Разумеется, можно возразить, что на долю варварских народов, обратившихся в христианство, выпало благоприятное стечение нравственных и социальных обстоятельств: день за днем, год за годом их приучали по-новому чтить святость каждой отдельной жизни, печься о благосостоянии ближних, упражняться в терпении, смирении, прощении и страдании. В классическую пору самоуглубленную жизнь вели немногочисленные философы, тогда как христианская сосредоточенность наличной ответственности, осознании грехов, отрешении от всего мирского пробуждала внимание к внутренней жизни в значительно более широких кругах населения. В отличие от предшествовавших веков, которые нередко отличали удручающая неопределенность мировоззрения и отчуждение от религии, христианское мировоззрение обеспечивало неколебимо прочной духовной и эмоциональной поддержкой, состоявшей в том, что каждая человеческая душа обретала безусловную значимость в картине мироздания. В христианском мировоззрении бесспорно преобладало чувство космической гармонии, и трудно переоценить ту колоссальную харизматическую мощь, что являла себя в образе Иисуса Христа, связующем воедино весь христианский универсум. Какими бы ограничениями ни чувствовали себя скованными христиане средневековья – казалось, все это в достаточной мере уравновешивалось напряженным осознанием собственного священного статуса и открытой возможности духовного избавления. Пусть жизнь человеческая была тяжким испытанием: в конце концов божественный замысел состоял в последовательном продвижении верующих к окончательному воссоединению с Богом. В самом деле, высшая власть веры, надежды и любви была такова, что в христианской Вселенной не оставалось ничего невозможного. В эту долгую эпоху – нередко темную и хаотичную – христианское мировоззрение завладело действительностью идеального духовного царства, где все верующие, все чада Господни могли найти опору.

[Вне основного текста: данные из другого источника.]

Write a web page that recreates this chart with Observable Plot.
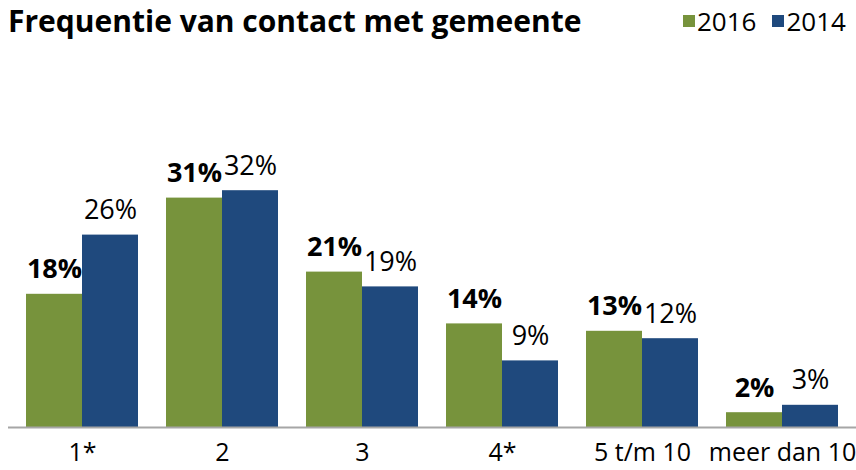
<!DOCTYPE html>
<html><head><meta charset="utf-8">
<script src="https://cdn.jsdelivr.net/npm/d3@7"></script>
<script src="https://cdn.jsdelivr.net/npm/@observablehq/plot@0.6"></script>
<style>
body{margin:0;background:#fff;font-family:"Open Sans",sans-serif;}
#wrap{width:856px;height:470px;position:relative;overflow:hidden;}
#head{height:44px;position:relative;}
#title{position:absolute;left:8px;top:0px;font-size:30px;line-height:42px;font-weight:700;color:#000;white-space:nowrap;}
#legend{position:absolute;left:683px;top:1px;font-size:26px;line-height:40px;color:#000;white-space:nowrap;display:flex;align-items:center;}
.sw{display:inline-block;width:12px;height:12px;margin-right:2px;}
.it{display:flex;align-items:center;margin-right:16px;}
</style></head>
<body><div id="wrap"><div id="head"><div id="title">Frequentie van contact met gemeente</div><div id="legend"></div></div><div id="chart"></div></div>
<script>
const categories = ["1*", "2", "3", "4*", "5 t/m 10", "meer dan 10"];
const values2016 = [18, 31, 21, 14, 13, 2];
const values2014 = [26, 32, 19, 9, 12, 3];
const years = ["2016", "2014"];
const colors = ["#77933C", "#1F497D"];

const leg = document.getElementById("legend");
years.forEach((y, i) => {
  const s = document.createElement("span"); s.className = "it";
  s.innerHTML = `<span class="sw" style="background:${colors[i]}"></span>${y}`;
  leg.appendChild(s);
});

const d16 = categories.map((c, i) => ({cat: c, v: values2016[i]}));
const d14 = categories.map((c, i) => ({cat: c, v: values2014[i]}));
const half = 56;

const chart = Plot.plot({
  width: 856, height: 426,
  marginLeft: 8, marginRight: 0, marginTop: 87, marginBottom: 43,
  style: {fontFamily: "Open Sans, sans-serif", background: "#fff", overflow: "visible"},
  x: {domain: categories, paddingInner: 0.2, paddingOuter: 0.125, label: null},
  y: {domain: [0, 40], axis: null},
  marks: [
    Plot.barY(d16, {x: "cat", y: "v", fill: colors[0], insetRight: half}),
    Plot.barY(d14, {x: "cat", y: "v", fill: colors[1], insetLeft: half}),
    Plot.ruleY([0], {stroke: "#a6a6a6", strokeWidth: 2}),
    Plot.text(d16, {x: "cat", y: "v", text: d => d.v + "%", dx: -28, dy: -16, lineAnchor: "bottom", fontSize: 27, fontWeight: "bold", fill: "#000"}),
    Plot.text(d14, {x: "cat", y: "v", text: d => d.v + "%", dx: 28, dy: -16, lineAnchor: "bottom", fontSize: 27, fill: "#000"}),
    Plot.axisX({anchor: "bottom", tickSize: 0, tickPadding: 16, fontSize: 25, label: null, color: "#000"})
  ]
});
document.getElementById("chart").appendChild(chart);
</script></body></html>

Оглянемся же теперь на то величественное зрелище, какое являла собой римская католическая Церковь в зените своей славы в период высокого средневековья: практически вся Европа приняла католичество; все летосчисление человеческой истории велось отныне с рождения Иисуса Христа; папа римский владычествовал как в духовной сфере, так и в мирской; массы верующих были преисполнены христианского благочестия; появилось множество величественных готических соборов, монастырей и аббатств, писцов и ученых, тысячи священников, монахов и монахинь; получило широкое распространение попечение о больных и бедных; сложились священные обряды; религиозные праздники сопровождались шествиями, представлениями и пиршествами; зародилось религиозное искусство и григорианское пение (католический хорал); возникли особые драматические жанры – моралите и миракли; латынь стала универсальным языком литургии и науки; Церковь и христианская идеология стали вездесущи, проникнув во все области человеческой деятельности. Едва ли может не вызвать восхищение величие, с которым Церкви удалось повсеместно внедрить христианские формы культуры, выполняя свою земную миссию19. И какова бы ни была метафизическая ценность христианства, уже сама живая непрерывность развития культуры Запада обязана своим существованием всепроникающей жизненной силе христианской Церкви, охватившей всю средневековую Европу.

Однако прежде всего нам необходимо соблюдать крайнюю осторожность, используя светские категории современных суждений при описании мировоззрений более ранних эпох. История свидетельствует, что для христиан средневековья основные догматы веры отнюдь не были отвлеченными представлениями, навязываемыми Церковью, а выражали самую сущность их собственного мировосприятия. Промысел Божий, происки дьявола или чудеса Девы Марии, понятие греха, спасения и ожидание Царствия Небесного – все эти живые начала пронизывали и мотивировали христианский мир. Следует признать, что средневековое восприятие типично христианской реальности было столь же осязаемым и самоочевидным, что и архаическое греческое восприятие мифологической реальности с ее богами и богинями или современное восприятие безличной материально-объективной действительности в полном отрыве от субъективно-частной "психеи". Именно поэтому, если мы хотим приблизиться к пониманию нашей собственной культурной "психеи", мы должны попытаться взглянуть на средневековое мировоззрение изнутри. В некотором смысле, речь здесь идет не только о мировоззрении, но и о самом мире. И снова, как обстояло и с античным мировоззрением, речь идет о таком мировоззрении, которое в последствии Запад перерабатывал и видоизменял, критиковал или отвергал, но о котором никогда до конца не забывал.

В самом деле, именно глубокие противоречия внутри самого христианского мировидения – многочисленные внутренние разногласия и парадоксы, коренившиеся и в разнообразии истоков христианства, и в диалектической природе христианского синтеза, – будут непрестанно мешать стремлению христианского мышления к завершению в форме догматизма, стимулируя не только его развитие, но и в конечном итоге и коренное самопреобразование.